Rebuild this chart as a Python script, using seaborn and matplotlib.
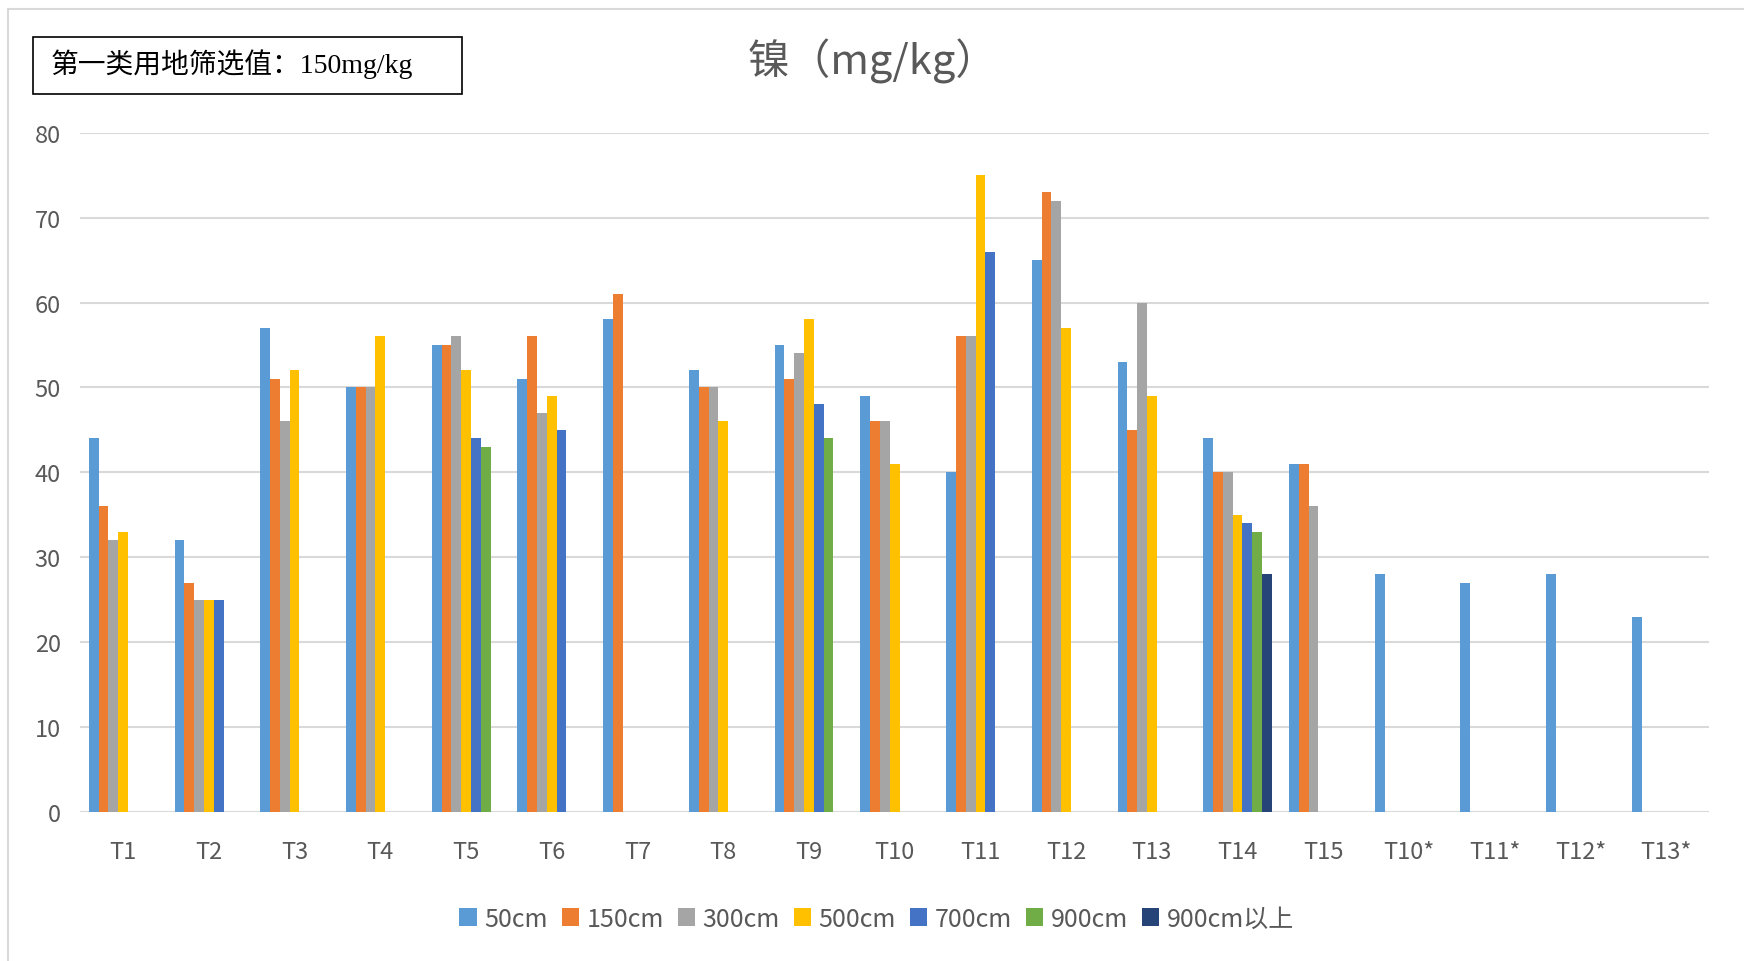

* * *

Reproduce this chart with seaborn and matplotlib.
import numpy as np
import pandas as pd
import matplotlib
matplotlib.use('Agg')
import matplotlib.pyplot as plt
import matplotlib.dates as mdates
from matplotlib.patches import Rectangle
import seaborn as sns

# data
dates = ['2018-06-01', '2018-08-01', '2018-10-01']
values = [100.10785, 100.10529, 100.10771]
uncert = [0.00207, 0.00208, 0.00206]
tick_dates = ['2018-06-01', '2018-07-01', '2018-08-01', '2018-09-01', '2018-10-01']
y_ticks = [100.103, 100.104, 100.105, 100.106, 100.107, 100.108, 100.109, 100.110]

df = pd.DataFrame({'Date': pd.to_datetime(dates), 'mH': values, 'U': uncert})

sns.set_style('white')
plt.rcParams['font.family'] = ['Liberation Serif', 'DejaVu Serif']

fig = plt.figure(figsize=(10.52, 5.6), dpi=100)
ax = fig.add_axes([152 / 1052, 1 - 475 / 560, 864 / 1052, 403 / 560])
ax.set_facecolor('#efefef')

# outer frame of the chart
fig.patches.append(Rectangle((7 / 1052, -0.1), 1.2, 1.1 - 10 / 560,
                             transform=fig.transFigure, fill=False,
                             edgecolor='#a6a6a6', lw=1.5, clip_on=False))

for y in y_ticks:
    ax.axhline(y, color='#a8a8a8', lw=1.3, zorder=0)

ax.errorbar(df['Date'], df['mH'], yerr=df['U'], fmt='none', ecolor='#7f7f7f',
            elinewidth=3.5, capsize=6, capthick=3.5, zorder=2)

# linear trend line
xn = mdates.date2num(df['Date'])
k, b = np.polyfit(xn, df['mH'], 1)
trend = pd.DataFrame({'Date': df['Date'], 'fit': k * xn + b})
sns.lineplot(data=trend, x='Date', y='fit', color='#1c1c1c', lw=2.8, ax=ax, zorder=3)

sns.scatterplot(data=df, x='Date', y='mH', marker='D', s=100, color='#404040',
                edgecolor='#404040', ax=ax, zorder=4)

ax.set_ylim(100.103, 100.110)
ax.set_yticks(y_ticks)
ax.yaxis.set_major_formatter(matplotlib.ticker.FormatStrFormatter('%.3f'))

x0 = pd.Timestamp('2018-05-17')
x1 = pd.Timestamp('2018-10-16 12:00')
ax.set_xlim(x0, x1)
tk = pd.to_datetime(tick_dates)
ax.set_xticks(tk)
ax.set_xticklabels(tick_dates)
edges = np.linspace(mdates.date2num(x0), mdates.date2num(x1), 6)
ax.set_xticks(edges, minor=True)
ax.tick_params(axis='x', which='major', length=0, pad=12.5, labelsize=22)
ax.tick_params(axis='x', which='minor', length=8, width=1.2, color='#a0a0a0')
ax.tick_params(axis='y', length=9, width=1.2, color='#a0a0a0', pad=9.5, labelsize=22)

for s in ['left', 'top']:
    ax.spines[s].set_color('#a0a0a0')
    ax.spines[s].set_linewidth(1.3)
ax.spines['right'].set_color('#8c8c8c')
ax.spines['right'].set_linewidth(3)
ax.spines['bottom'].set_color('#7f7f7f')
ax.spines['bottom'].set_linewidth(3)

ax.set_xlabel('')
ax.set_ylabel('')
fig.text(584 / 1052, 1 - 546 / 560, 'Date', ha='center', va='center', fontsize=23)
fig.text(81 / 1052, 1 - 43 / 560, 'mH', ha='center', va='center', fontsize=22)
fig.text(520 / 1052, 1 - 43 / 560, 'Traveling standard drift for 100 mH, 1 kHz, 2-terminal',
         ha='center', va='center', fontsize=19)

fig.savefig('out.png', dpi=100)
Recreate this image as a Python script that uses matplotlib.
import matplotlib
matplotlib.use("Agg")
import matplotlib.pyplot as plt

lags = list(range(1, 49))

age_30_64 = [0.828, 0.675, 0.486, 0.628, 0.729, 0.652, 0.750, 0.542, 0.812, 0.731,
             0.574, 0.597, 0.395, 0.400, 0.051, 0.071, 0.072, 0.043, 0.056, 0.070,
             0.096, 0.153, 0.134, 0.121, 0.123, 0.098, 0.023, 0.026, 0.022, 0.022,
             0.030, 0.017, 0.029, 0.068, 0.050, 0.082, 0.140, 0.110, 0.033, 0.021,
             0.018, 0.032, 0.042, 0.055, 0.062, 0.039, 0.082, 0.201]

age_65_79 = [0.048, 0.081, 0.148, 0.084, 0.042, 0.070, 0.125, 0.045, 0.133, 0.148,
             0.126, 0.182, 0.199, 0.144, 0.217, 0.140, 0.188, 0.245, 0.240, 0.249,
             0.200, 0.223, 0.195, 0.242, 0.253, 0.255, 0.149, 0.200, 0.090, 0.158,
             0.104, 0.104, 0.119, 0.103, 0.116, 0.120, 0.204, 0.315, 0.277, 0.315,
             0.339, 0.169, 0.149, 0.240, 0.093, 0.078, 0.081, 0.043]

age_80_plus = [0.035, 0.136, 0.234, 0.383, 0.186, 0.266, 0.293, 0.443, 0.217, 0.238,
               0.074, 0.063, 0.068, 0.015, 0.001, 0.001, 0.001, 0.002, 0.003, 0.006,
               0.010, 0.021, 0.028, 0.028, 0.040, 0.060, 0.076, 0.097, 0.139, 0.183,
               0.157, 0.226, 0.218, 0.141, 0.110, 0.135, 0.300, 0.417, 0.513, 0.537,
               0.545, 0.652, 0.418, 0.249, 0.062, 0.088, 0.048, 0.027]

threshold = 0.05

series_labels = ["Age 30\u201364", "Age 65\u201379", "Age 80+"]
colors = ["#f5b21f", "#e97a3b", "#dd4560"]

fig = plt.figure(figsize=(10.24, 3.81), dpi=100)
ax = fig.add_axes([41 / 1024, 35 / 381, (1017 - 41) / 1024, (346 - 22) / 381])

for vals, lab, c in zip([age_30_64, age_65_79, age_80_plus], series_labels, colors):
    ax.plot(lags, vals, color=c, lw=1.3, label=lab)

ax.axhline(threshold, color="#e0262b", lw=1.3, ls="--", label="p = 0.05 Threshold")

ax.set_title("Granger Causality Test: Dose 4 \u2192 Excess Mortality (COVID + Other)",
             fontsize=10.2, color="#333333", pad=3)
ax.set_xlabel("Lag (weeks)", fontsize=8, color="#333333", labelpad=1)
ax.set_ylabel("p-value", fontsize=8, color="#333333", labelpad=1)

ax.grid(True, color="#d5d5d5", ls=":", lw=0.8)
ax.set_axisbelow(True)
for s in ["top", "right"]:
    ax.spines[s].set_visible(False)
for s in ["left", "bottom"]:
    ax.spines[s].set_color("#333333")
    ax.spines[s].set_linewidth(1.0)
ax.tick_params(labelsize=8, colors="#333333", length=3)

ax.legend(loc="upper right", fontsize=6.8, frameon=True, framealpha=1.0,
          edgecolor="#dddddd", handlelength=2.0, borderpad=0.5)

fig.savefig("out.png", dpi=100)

* * *

**EXERCISE DESCRIPTION**. Write out exactly the lines from the one with "Reproduce this chart" through the one with "import seaborn as sns", including both, and no others.

**SOLUTION FOR THIS PROBLEM**.
Reproduce this chart with seaborn and matplotlib.
import numpy as np
import pandas as pd
import matplotlib
matplotlib.use('Agg')
import matplotlib.pyplot as plt
import matplotlib.dates as mdates
from matplotlib.patches import Rectangle
import seaborn as sns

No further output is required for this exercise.